YOUR GOAL:
Copy the listing verbatim, excluding any images found in it.

— start —

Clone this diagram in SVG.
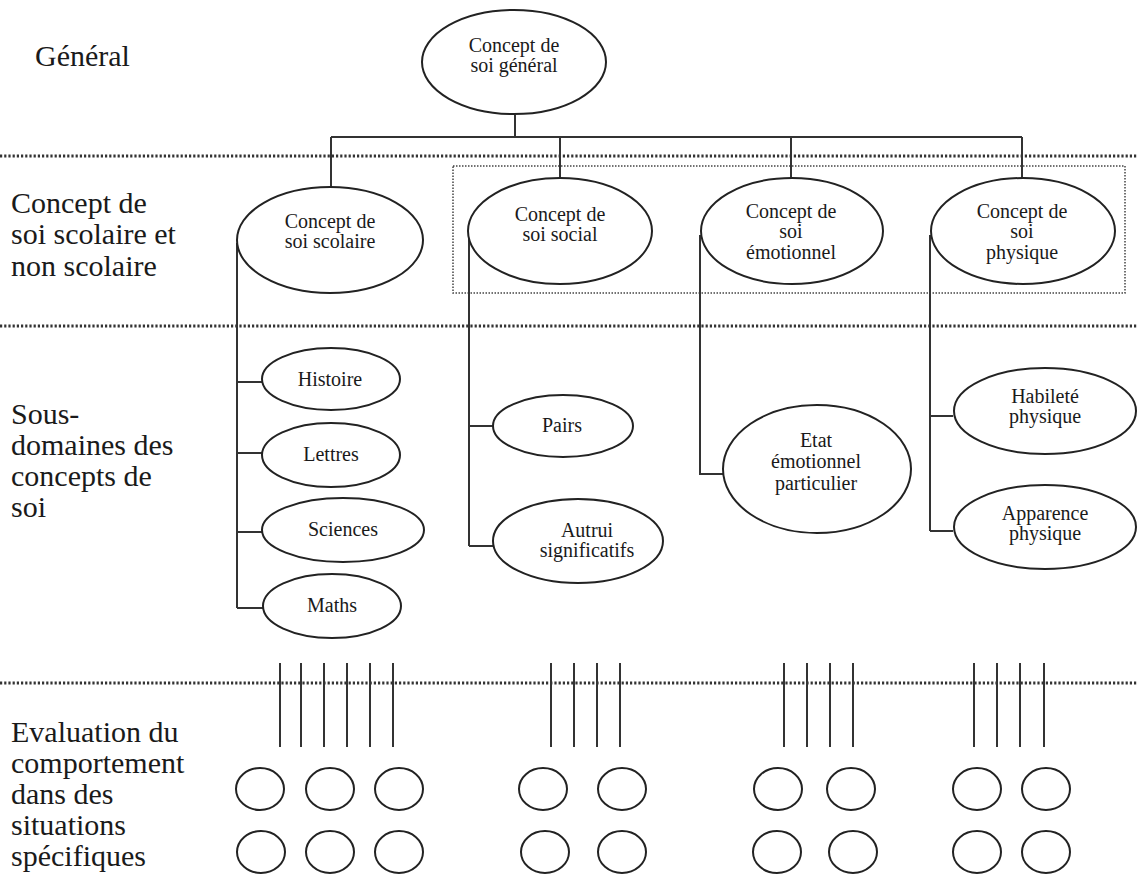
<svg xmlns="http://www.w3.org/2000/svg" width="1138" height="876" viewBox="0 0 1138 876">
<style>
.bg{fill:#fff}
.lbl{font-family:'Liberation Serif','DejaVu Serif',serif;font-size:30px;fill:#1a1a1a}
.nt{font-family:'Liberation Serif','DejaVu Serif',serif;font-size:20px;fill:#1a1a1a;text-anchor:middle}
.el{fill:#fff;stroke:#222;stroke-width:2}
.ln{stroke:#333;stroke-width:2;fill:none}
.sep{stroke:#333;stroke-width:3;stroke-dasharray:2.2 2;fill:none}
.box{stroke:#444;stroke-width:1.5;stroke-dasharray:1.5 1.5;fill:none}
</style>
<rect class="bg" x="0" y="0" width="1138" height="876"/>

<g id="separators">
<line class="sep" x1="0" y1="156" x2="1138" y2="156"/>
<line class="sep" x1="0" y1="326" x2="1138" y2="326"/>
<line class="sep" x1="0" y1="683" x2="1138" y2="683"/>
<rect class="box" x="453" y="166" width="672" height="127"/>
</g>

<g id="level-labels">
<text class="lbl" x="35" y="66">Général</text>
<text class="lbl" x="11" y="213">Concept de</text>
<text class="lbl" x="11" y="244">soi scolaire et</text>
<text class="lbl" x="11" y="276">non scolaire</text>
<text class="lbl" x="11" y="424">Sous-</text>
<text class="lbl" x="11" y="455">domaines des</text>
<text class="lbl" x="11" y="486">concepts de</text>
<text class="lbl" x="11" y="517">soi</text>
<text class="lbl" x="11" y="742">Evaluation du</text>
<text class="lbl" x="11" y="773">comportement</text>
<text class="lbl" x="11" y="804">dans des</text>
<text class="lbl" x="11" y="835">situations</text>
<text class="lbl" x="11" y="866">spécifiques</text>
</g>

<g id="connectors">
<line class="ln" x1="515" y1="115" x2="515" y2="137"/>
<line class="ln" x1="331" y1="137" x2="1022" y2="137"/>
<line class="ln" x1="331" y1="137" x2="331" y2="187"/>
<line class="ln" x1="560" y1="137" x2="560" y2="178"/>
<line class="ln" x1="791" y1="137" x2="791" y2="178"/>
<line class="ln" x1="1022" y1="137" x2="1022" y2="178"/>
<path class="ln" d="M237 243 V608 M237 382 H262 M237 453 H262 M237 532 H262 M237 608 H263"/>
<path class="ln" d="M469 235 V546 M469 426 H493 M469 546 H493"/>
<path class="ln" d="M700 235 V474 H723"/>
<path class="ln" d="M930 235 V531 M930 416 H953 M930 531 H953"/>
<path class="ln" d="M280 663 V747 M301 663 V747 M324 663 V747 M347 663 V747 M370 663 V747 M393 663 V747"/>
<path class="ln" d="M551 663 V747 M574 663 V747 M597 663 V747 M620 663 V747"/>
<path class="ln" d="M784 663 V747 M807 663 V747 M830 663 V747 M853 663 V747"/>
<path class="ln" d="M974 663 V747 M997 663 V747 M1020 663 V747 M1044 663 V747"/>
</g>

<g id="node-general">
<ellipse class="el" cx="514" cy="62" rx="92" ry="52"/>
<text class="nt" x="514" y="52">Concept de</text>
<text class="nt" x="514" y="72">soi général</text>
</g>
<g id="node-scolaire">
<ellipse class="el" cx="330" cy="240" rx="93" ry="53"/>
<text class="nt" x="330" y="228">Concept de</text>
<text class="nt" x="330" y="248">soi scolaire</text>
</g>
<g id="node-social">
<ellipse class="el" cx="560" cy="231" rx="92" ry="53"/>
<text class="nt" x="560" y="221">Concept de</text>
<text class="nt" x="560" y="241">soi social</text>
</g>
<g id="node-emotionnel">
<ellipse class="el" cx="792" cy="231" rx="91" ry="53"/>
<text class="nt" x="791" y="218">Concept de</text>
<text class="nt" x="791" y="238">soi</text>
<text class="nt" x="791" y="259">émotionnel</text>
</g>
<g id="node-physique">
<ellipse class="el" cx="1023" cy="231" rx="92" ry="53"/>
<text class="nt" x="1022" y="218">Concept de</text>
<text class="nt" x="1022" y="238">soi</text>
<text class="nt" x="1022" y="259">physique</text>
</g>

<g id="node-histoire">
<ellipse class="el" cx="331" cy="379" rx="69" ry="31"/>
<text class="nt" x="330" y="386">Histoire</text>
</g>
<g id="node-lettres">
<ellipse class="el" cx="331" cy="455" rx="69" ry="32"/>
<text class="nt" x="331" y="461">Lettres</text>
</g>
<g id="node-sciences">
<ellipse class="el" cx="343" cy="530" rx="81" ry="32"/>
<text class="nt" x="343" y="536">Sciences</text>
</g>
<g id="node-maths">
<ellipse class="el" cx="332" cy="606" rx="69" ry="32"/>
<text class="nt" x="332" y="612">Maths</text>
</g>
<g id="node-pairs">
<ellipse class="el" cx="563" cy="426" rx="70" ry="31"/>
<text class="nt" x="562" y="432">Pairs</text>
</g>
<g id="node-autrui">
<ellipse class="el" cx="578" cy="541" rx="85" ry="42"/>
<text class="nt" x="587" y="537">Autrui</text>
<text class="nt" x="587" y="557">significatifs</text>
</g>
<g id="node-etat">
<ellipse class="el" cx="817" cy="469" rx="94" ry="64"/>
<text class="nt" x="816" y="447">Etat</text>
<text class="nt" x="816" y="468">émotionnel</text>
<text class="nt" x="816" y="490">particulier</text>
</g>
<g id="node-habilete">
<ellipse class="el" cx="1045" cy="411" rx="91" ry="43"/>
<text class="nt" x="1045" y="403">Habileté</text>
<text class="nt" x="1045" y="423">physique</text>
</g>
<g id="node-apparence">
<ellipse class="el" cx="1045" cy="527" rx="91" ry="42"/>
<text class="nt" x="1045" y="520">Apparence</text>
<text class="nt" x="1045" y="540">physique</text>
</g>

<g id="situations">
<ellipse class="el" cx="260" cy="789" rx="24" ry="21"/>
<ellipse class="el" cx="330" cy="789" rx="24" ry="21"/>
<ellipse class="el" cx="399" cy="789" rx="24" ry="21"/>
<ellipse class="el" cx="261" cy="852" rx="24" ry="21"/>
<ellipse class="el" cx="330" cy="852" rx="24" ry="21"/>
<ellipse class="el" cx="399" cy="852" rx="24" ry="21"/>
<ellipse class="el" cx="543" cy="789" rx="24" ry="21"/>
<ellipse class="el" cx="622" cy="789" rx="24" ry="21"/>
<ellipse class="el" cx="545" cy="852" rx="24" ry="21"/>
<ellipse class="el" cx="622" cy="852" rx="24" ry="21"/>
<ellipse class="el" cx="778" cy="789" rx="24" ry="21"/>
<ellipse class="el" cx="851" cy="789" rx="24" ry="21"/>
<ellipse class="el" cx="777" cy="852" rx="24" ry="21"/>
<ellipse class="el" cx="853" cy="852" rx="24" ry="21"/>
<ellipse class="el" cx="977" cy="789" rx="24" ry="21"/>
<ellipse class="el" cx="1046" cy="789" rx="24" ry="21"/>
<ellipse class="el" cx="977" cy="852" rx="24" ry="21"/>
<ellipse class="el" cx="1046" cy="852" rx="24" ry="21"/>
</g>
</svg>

— end —

RESULT OF THE EXERCISE:
Clone this diagram in SVG.
<svg xmlns="http://www.w3.org/2000/svg" width="1138" height="876" viewBox="0 0 1138 876">
<style>
.bg{fill:#fff}
.lbl{font-family:'Liberation Serif','DejaVu Serif',serif;font-size:30px;fill:#1a1a1a}
.nt{font-family:'Liberation Serif','DejaVu Serif',serif;font-size:20px;fill:#1a1a1a;text-anchor:middle}
.el{fill:#fff;stroke:#222;stroke-width:2}
.ln{stroke:#333;stroke-width:2;fill:none}
.sep{stroke:#333;stroke-width:3;stroke-dasharray:2.2 2;fill:none}
.box{stroke:#444;stroke-width:1.5;stroke-dasharray:1.5 1.5;fill:none}
</style>
<rect class="bg" x="0" y="0" width="1138" height="876"/>

<g id="separators">
<line class="sep" x1="0" y1="156" x2="1138" y2="156"/>
<line class="sep" x1="0" y1="326" x2="1138" y2="326"/>
<line class="sep" x1="0" y1="683" x2="1138" y2="683"/>
<rect class="box" x="453" y="166" width="672" height="127"/>
</g>

<g id="level-labels">
<text class="lbl" x="35" y="66">Général</text>
<text class="lbl" x="11" y="213">Concept de</text>
<text class="lbl" x="11" y="244">soi scolaire et</text>
<text class="lbl" x="11" y="276">non scolaire</text>
<text class="lbl" x="11" y="424">Sous-</text>
<text class="lbl" x="11" y="455">domaines des</text>
<text class="lbl" x="11" y="486">concepts de</text>
<text class="lbl" x="11" y="517">soi</text>
<text class="lbl" x="11" y="742">Evaluation du</text>
<text class="lbl" x="11" y="773">comportement</text>
<text class="lbl" x="11" y="804">dans des</text>
<text class="lbl" x="11" y="835">situations</text>
<text class="lbl" x="11" y="866">spécifiques</text>
</g>

<g id="connectors">
<line class="ln" x1="515" y1="115" x2="515" y2="137"/>
<line class="ln" x1="331" y1="137" x2="1022" y2="137"/>
<line class="ln" x1="331" y1="137" x2="331" y2="187"/>
<line class="ln" x1="560" y1="137" x2="560" y2="178"/>
<line class="ln" x1="791" y1="137" x2="791" y2="178"/>
<line class="ln" x1="1022" y1="137" x2="1022" y2="178"/>
<path class="ln" d="M237 243 V608 M237 382 H262 M237 453 H262 M237 532 H262 M237 608 H263"/>
<path class="ln" d="M469 235 V546 M469 426 H493 M469 546 H493"/>
<path class="ln" d="M700 235 V474 H723"/>
<path class="ln" d="M930 235 V531 M930 416 H953 M930 531 H953"/>
<path class="ln" d="M280 663 V747 M301 663 V747 M324 663 V747 M347 663 V747 M370 663 V747 M393 663 V747"/>
<path class="ln" d="M551 663 V747 M574 663 V747 M597 663 V747 M620 663 V747"/>
<path class="ln" d="M784 663 V747 M807 663 V747 M830 663 V747 M853 663 V747"/>
<path class="ln" d="M974 663 V747 M997 663 V747 M1020 663 V747 M1044 663 V747"/>
</g>

<g id="node-general">
<ellipse class="el" cx="514" cy="62" rx="92" ry="52"/>
<text class="nt" x="514" y="52">Concept de</text>
<text class="nt" x="514" y="72">soi général</text>
</g>
<g id="node-scolaire">
<ellipse class="el" cx="330" cy="240" rx="93" ry="53"/>
<text class="nt" x="330" y="228">Concept de</text>
<text class="nt" x="330" y="248">soi scolaire</text>
</g>
<g id="node-social">
<ellipse class="el" cx="560" cy="231" rx="92" ry="53"/>
<text class="nt" x="560" y="221">Concept de</text>
<text class="nt" x="560" y="241">soi social</text>
</g>
<g id="node-emotionnel">
<ellipse class="el" cx="792" cy="231" rx="91" ry="53"/>
<text class="nt" x="791" y="218">Concept de</text>
<text class="nt" x="791" y="238">soi</text>
<text class="nt" x="791" y="259">émotionnel</text>
</g>
<g id="node-physique">
<ellipse class="el" cx="1023" cy="231" rx="92" ry="53"/>
<text class="nt" x="1022" y="218">Concept de</text>
<text class="nt" x="1022" y="238">soi</text>
<text class="nt" x="1022" y="259">physique</text>
</g>

<g id="node-histoire">
<ellipse class="el" cx="331" cy="379" rx="69" ry="31"/>
<text class="nt" x="330" y="386">Histoire</text>
</g>
<g id="node-lettres">
<ellipse class="el" cx="331" cy="455" rx="69" ry="32"/>
<text class="nt" x="331" y="461">Lettres</text>
</g>
<g id="node-sciences">
<ellipse class="el" cx="343" cy="530" rx="81" ry="32"/>
<text class="nt" x="343" y="536">Sciences</text>
</g>
<g id="node-maths">
<ellipse class="el" cx="332" cy="606" rx="69" ry="32"/>
<text class="nt" x="332" y="612">Maths</text>
</g>
<g id="node-pairs">
<ellipse class="el" cx="563" cy="426" rx="70" ry="31"/>
<text class="nt" x="562" y="432">Pairs</text>
</g>
<g id="node-autrui">
<ellipse class="el" cx="578" cy="541" rx="85" ry="42"/>
<text class="nt" x="587" y="537">Autrui</text>
<text class="nt" x="587" y="557">significatifs</text>
</g>
<g id="node-etat">
<ellipse class="el" cx="817" cy="469" rx="94" ry="64"/>
<text class="nt" x="816" y="447">Etat</text>
<text class="nt" x="816" y="468">émotionnel</text>
<text class="nt" x="816" y="490">particulier</text>
</g>
<g id="node-habilete">
<ellipse class="el" cx="1045" cy="411" rx="91" ry="43"/>
<text class="nt" x="1045" y="403">Habileté</text>
<text class="nt" x="1045" y="423">physique</text>
</g>
<g id="node-apparence">
<ellipse class="el" cx="1045" cy="527" rx="91" ry="42"/>
<text class="nt" x="1045" y="520">Apparence</text>
<text class="nt" x="1045" y="540">physique</text>
</g>

<g id="situations">
<ellipse class="el" cx="260" cy="789" rx="24" ry="21"/>
<ellipse class="el" cx="330" cy="789" rx="24" ry="21"/>
<ellipse class="el" cx="399" cy="789" rx="24" ry="21"/>
<ellipse class="el" cx="261" cy="852" rx="24" ry="21"/>
<ellipse class="el" cx="330" cy="852" rx="24" ry="21"/>
<ellipse class="el" cx="399" cy="852" rx="24" ry="21"/>
<ellipse class="el" cx="543" cy="789" rx="24" ry="21"/>
<ellipse class="el" cx="622" cy="789" rx="24" ry="21"/>
<ellipse class="el" cx="545" cy="852" rx="24" ry="21"/>
<ellipse class="el" cx="622" cy="852" rx="24" ry="21"/>
<ellipse class="el" cx="778" cy="789" rx="24" ry="21"/>
<ellipse class="el" cx="851" cy="789" rx="24" ry="21"/>
<ellipse class="el" cx="777" cy="852" rx="24" ry="21"/>
<ellipse class="el" cx="853" cy="852" rx="24" ry="21"/>
<ellipse class="el" cx="977" cy="789" rx="24" ry="21"/>
<ellipse class="el" cx="1046" cy="789" rx="24" ry="21"/>
<ellipse class="el" cx="977" cy="852" rx="24" ry="21"/>
<ellipse class="el" cx="1046" cy="852" rx="24" ry="21"/>
</g>
</svg>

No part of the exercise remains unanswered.